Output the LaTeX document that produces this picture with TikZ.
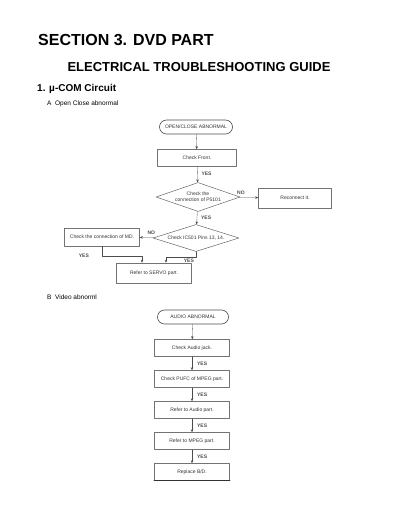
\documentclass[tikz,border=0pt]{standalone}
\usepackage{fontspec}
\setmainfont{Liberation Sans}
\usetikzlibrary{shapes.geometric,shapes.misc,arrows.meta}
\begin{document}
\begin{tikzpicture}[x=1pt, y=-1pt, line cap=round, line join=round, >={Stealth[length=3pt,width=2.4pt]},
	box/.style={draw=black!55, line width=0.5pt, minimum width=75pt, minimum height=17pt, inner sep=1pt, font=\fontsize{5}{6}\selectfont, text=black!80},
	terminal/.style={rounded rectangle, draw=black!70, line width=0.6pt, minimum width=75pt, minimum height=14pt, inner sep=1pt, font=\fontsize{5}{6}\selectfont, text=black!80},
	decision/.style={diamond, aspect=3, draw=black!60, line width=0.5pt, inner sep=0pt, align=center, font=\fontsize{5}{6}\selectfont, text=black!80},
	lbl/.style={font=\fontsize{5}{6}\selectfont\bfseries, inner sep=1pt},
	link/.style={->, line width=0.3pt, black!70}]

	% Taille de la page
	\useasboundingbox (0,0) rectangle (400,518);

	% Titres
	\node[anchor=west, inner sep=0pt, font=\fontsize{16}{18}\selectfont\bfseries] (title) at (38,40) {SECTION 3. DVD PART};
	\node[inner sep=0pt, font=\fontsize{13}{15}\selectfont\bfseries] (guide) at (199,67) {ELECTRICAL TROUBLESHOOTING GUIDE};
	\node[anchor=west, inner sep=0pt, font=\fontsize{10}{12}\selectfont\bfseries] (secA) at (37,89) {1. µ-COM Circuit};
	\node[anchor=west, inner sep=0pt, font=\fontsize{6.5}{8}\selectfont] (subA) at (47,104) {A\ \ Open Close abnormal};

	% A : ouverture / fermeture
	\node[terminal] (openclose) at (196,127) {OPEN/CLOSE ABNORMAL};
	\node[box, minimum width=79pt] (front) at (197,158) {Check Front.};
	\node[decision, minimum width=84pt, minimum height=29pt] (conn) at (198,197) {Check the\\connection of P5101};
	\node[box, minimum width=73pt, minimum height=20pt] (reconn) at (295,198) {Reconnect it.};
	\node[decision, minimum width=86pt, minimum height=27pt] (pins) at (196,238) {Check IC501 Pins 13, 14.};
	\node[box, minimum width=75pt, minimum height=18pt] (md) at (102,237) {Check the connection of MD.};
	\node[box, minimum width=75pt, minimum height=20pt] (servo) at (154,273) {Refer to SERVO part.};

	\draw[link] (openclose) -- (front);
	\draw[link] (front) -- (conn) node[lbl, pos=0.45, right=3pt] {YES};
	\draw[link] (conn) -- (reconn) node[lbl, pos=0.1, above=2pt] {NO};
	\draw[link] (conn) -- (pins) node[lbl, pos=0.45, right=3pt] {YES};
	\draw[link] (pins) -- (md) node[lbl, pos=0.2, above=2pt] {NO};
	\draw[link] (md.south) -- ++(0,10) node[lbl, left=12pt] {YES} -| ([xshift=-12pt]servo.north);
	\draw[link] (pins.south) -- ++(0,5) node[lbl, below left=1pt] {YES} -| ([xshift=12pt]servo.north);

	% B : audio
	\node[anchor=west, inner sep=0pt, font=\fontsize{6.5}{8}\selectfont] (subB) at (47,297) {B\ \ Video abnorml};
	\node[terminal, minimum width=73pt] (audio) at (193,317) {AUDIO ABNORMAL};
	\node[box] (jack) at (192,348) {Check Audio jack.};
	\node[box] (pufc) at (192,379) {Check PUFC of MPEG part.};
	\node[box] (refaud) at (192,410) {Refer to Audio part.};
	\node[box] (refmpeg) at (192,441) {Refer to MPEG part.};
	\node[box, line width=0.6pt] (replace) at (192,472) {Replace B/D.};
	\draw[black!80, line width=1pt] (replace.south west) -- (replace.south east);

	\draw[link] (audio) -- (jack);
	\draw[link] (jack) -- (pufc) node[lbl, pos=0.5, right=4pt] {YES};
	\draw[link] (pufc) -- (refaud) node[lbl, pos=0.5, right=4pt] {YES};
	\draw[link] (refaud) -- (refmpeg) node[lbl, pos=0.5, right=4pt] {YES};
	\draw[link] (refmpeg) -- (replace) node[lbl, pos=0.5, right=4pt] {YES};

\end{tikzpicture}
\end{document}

========================

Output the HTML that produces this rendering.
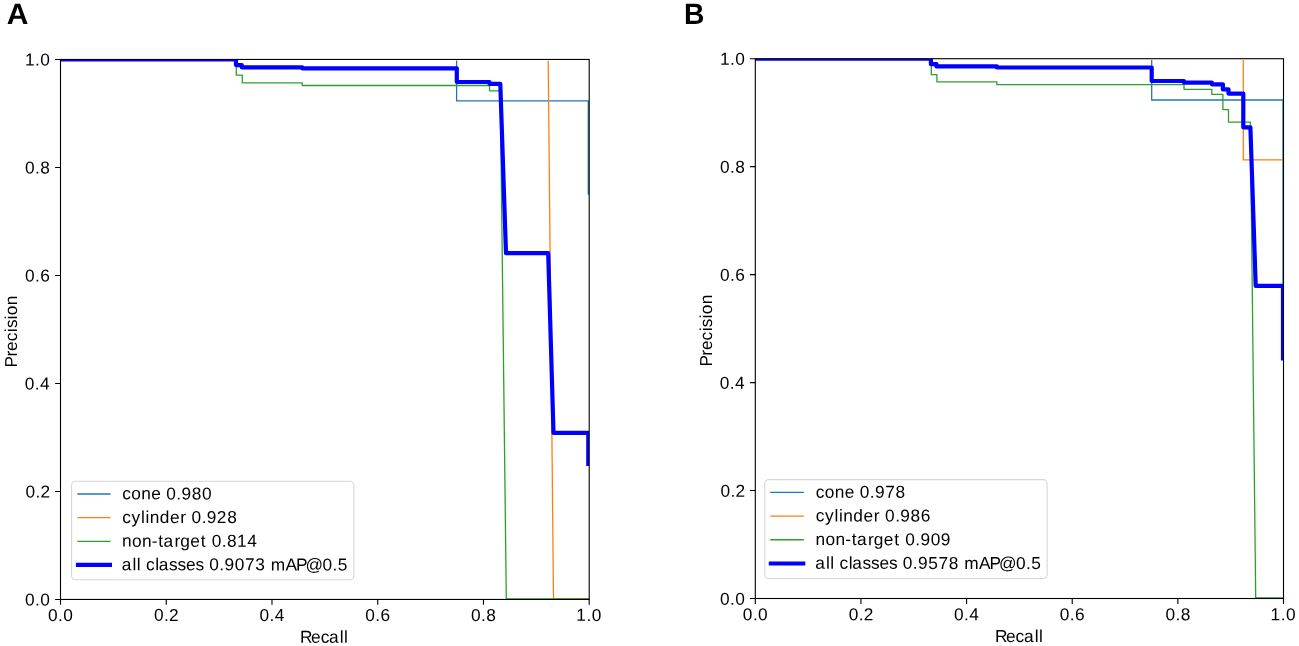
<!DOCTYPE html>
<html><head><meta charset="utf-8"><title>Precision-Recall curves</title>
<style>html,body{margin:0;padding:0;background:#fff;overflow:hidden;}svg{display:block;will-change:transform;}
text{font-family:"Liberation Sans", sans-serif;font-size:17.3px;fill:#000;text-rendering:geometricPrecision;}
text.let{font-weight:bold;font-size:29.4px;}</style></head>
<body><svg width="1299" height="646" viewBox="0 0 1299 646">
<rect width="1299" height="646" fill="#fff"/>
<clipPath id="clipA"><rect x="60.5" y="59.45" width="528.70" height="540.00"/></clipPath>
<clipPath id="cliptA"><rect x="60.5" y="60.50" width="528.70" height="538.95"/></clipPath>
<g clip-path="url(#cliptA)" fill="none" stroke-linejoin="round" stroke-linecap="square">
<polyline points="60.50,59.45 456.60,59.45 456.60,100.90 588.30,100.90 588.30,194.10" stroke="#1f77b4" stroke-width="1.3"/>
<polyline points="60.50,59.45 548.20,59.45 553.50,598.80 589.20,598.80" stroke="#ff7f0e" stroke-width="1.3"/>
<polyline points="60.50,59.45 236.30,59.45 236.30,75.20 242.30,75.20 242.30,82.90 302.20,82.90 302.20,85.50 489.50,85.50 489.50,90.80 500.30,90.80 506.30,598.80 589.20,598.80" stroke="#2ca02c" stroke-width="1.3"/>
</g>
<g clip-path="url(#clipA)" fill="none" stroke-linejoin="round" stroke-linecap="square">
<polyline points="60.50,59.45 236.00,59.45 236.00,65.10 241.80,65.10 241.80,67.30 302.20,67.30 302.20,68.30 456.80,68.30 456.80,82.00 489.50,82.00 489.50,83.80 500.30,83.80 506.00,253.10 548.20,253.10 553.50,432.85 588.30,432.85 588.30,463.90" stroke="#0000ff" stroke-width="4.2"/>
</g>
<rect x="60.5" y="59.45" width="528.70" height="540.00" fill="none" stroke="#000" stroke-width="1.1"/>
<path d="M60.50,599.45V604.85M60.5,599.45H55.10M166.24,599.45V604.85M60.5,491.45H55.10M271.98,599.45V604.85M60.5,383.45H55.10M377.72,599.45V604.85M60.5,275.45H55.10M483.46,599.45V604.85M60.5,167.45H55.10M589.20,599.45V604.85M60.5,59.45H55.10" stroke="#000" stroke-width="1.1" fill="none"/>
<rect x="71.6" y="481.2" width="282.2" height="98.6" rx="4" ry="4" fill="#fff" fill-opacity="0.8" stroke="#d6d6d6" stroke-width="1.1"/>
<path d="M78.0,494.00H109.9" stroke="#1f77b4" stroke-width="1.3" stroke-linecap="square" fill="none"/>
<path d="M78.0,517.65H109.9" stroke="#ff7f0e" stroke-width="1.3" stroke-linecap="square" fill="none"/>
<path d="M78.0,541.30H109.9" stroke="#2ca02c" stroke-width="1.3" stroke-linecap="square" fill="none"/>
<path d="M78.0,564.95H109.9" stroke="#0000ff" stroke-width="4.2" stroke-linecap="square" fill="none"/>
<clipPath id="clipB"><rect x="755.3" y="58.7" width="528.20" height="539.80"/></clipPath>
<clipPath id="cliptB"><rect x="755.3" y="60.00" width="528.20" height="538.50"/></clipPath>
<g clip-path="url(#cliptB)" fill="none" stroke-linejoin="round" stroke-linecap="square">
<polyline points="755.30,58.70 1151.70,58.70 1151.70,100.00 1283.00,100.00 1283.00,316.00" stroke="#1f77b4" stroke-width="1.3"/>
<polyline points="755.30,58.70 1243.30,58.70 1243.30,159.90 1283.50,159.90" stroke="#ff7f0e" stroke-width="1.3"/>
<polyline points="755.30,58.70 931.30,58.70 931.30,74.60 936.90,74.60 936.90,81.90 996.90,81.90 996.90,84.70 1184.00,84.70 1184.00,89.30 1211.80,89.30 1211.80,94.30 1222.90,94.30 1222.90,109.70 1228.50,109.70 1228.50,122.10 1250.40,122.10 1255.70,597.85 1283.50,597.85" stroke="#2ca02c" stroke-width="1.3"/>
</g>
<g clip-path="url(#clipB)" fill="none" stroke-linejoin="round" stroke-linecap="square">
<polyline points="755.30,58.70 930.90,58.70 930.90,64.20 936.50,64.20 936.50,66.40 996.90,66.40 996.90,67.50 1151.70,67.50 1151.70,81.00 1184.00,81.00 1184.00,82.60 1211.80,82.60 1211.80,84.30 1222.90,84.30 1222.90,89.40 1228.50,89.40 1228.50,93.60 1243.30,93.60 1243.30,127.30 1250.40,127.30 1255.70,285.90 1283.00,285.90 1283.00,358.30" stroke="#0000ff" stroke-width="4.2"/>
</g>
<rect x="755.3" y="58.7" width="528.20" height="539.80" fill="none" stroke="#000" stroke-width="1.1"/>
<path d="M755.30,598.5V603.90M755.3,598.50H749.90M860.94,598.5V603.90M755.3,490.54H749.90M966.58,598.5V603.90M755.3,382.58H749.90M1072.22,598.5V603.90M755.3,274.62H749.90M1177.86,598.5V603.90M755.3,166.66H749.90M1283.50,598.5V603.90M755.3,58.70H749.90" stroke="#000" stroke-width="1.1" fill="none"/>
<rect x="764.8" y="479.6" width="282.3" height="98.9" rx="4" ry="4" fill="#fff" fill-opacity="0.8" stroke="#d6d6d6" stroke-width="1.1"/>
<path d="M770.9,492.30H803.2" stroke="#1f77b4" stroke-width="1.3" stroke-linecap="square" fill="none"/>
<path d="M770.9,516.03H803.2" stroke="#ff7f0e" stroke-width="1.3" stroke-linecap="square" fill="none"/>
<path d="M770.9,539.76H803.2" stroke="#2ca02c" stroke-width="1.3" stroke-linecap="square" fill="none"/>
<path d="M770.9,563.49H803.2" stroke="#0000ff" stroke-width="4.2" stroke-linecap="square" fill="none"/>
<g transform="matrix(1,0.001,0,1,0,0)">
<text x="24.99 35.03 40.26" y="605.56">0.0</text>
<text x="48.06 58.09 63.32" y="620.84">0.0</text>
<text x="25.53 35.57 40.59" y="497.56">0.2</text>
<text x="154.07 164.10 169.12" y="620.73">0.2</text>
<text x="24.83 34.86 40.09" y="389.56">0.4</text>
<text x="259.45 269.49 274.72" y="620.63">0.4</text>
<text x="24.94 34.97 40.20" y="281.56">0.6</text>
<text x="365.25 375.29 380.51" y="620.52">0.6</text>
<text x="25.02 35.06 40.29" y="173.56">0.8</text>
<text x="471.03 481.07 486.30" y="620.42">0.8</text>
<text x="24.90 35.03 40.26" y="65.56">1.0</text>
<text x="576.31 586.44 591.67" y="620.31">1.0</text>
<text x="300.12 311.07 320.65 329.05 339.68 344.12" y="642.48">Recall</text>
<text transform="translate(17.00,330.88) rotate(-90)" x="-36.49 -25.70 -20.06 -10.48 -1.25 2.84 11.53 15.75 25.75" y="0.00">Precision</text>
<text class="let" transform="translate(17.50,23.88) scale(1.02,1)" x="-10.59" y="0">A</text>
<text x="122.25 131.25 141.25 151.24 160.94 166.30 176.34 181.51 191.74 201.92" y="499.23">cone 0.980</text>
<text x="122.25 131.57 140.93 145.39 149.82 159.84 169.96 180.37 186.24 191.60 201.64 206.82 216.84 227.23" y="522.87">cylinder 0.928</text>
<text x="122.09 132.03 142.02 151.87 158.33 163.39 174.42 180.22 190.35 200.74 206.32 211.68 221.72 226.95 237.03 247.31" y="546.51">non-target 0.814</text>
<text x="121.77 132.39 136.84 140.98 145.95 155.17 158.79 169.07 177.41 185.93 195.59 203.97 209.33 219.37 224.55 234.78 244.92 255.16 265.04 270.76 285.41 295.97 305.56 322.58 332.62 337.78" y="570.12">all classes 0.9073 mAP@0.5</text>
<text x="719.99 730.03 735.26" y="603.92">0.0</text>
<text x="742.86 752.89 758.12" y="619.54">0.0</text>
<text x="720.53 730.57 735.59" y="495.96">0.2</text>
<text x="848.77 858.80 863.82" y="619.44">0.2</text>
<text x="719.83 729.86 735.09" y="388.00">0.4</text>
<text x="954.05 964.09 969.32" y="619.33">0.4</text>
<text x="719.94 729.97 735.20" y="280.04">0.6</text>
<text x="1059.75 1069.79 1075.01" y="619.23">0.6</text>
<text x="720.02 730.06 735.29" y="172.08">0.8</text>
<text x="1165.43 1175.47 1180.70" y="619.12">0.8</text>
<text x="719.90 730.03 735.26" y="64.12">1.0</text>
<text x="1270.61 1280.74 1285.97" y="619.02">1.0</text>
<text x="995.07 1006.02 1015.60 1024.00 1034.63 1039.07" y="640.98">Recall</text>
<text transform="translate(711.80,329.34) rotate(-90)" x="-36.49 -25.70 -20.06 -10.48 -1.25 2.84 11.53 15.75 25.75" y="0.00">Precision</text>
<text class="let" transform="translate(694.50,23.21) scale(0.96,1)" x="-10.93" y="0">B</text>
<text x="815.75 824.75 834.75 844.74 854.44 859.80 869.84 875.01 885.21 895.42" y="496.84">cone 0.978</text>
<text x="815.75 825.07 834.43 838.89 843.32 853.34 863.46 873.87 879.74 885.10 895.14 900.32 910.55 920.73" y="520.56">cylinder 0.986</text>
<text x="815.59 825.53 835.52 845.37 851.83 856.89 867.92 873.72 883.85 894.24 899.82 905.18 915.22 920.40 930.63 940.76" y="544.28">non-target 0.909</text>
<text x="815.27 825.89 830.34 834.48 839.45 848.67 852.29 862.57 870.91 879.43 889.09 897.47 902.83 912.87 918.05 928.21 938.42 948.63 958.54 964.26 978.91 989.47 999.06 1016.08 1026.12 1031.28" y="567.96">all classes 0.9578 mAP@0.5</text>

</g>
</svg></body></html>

========================

_AIM_
Quote only the lines running from the line with "Output the LaTeX" to the line with "(0,0) rectangle (400,518);", ends included, exactly as they appear and without the pictures.

_ANSWER TO THIS PROBLEM_
Output the LaTeX document that produces this picture with TikZ.
\documentclass[tikz,border=0pt]{standalone}
\usepackage{fontspec}
\setmainfont{Liberation Sans}
\usetikzlibrary{shapes.geometric,shapes.misc,arrows.meta}
\begin{document}
\begin{tikzpicture}[x=1pt, y=-1pt, line cap=round, line join=round, >={Stealth[length=3pt,width=2.4pt]},
	box/.style={draw=black!55, line width=0.5pt, minimum width=75pt, minimum height=17pt, inner sep=1pt, font=\fontsize{5}{6}\selectfont, text=black!80},
	terminal/.style={rounded rectangle, draw=black!70, line width=0.6pt, minimum width=75pt, minimum height=14pt, inner sep=1pt, font=\fontsize{5}{6}\selectfont, text=black!80},
	decision/.style={diamond, aspect=3, draw=black!60, line width=0.5pt, inner sep=0pt, align=center, font=\fontsize{5}{6}\selectfont, text=black!80},
	lbl/.style={font=\fontsize{5}{6}\selectfont\bfseries, inner sep=1pt},
	link/.style={->, line width=0.3pt, black!70}]

	% Taille de la page
	\useasboundingbox (0,0) rectangle (400,518);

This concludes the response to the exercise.